A little-known endangered local bird, the Grey Crowned Babbler, has been the subject of much attention recently thanks to the efforts of students from Moree Secondary College.
Students of the Carol Avenue Campus have spent the past six months working on ‘The Babbler Project’, a local initiative to raise awareness of native birdlife. Funded by National Landcare Program and conducted by six Year 8 and 9 students of Moree Secondary College, the project aims to study and promote the vulnerable Grey Crowned Babbler, which is native to the Moree region.
The project has included a visit from local Member Adam Marshall and Minister for Education, Adrian Piccoli, the development of a book to aid in the promotion of the species and will culminate next week with a performance by the students to schools across the region.
Teacher Peta Gallagher ran the project and said she was extremely proud of the students’ efforts.
“This project has provided students with a wonderful lesson in teamwork, confidence building and friendship, not to mention promoting the wonderful cause of protecting our endangered wildlife,” Ms Gallagher said.
“Stage One of the project was to find and study the Babblers in their natural habitat. This was supported by Narrabri National Parks Ranger Michael Mullholland and Andy McQuire from the Office of Environment and Heritage.”
Once identified and monitored, the students then developed and published an illustrated book, “The Brave Babbler: An Environmental Adventure”.
Following the misadventures of a local Babbler, the book, beautifully illustrated by Moree Artist Janelle Boyd, aims to help facilitate learning and education in a visual, engaging and child-friendly format.
Ms Gallagher said the book intentionally included local organisations such as WIRES to increase its community appeal and teach children what services are available to aid injured animals.
“It’s a gorgeous little story written entirely by the students and hopefully it will encourage readers to help any injured animal they may come across, as well as raise awareness of The Grey Crowned Babbler.”
The book will be handed out to students across the region next week as the students take their show on the road, having developed the story into a play.
“From the storyline, set design, costumes and eco-showbags for their audience, the students have undertaken it all themselves and we are all very proud of them.”
The Babbler Project will visit Bullarah and Mallawa on Monday, Warialda and Gravesend on Tuesday and Moree East and The Barwon Learning Centre on Wednesday.

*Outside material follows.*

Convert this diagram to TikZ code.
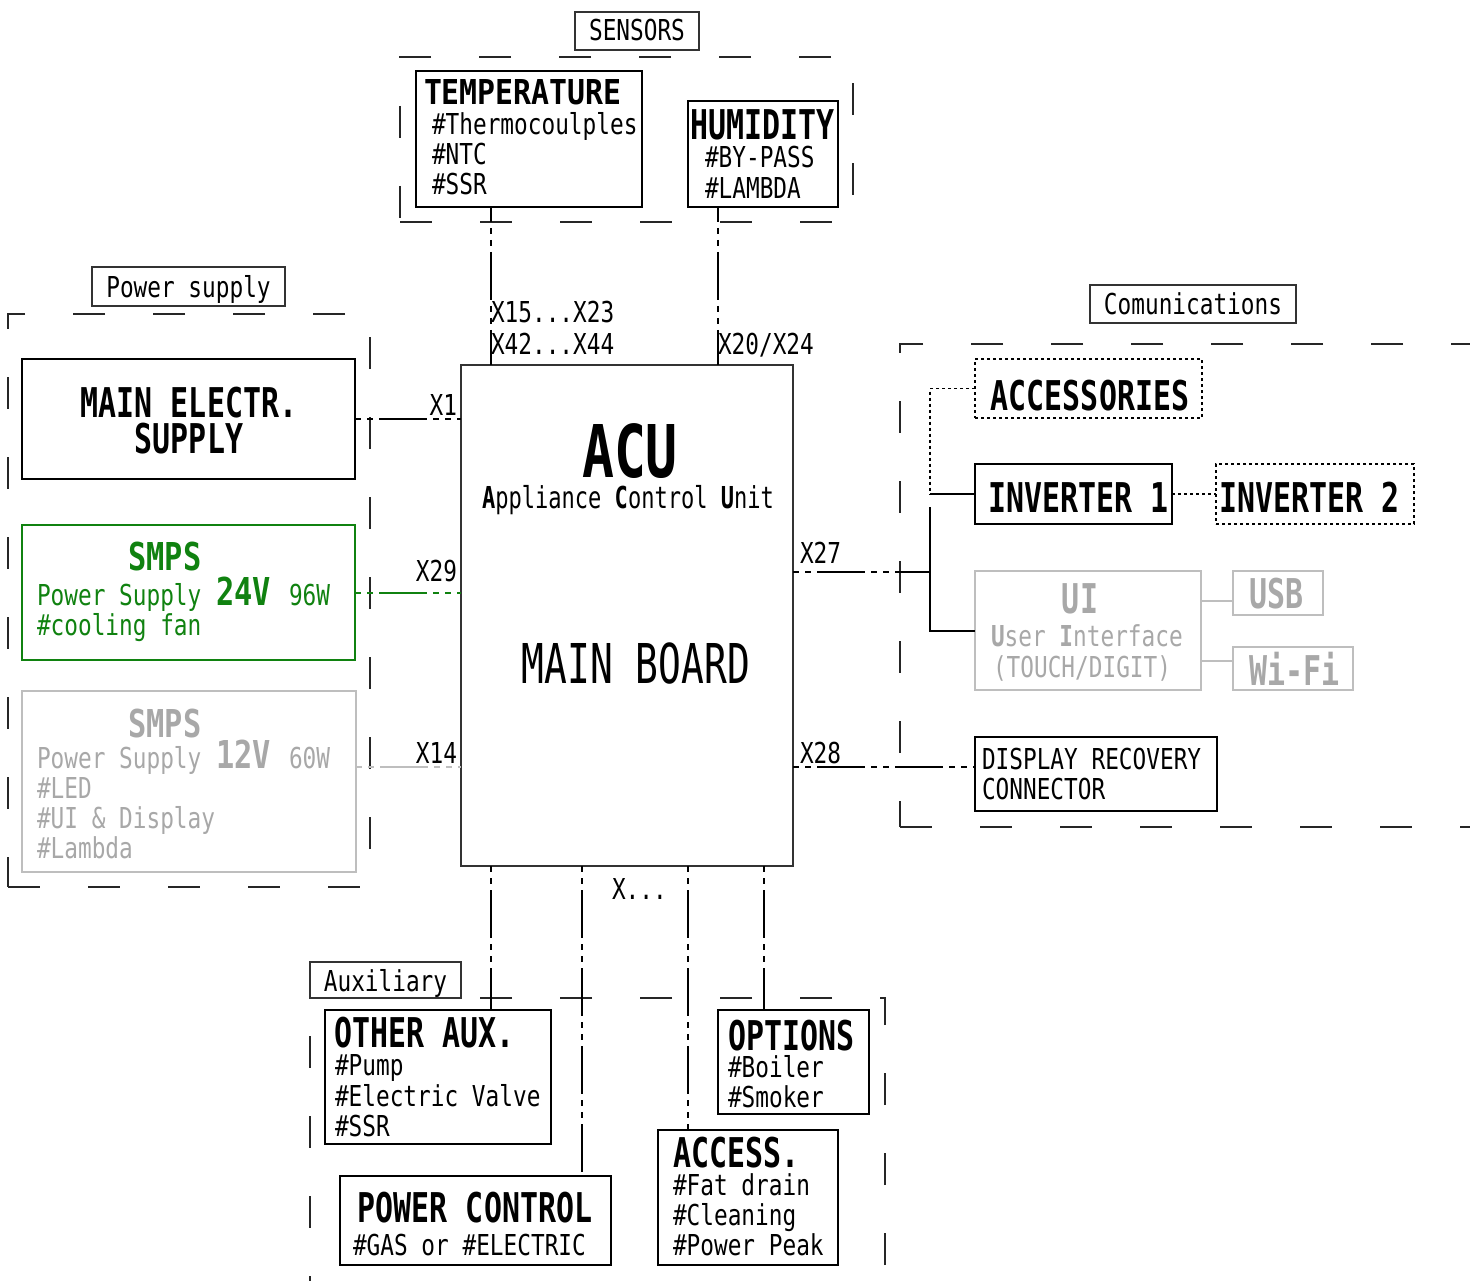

On tour with the students will be well known junior environmentalist, Holley Sommerville-Knot, who will also perform, at each school, a presentation entitled “Say no to Palm Oil”.
“It’s wonderful to have Holley join us to help raise the profile of the book. She started her own charity at the age of eight, has been an environmental activist both in Australia and internationally,” Ms Gallagher explained.
“She will no doubt be the source of much inspiration to the students and help encourage the fact that small ideas can be spread globally.”
Ms Gallagher thanked Moree Secondary College Principal, Paula Barton for her unwavering support and believed the school would continue to develop such projects in the future.
“We need to teach the next generation to look after the planet on which we live. It’s so important and, like The Babbler Project, there are so many practical and fun opportunities to promote worthwhile environmental causes.”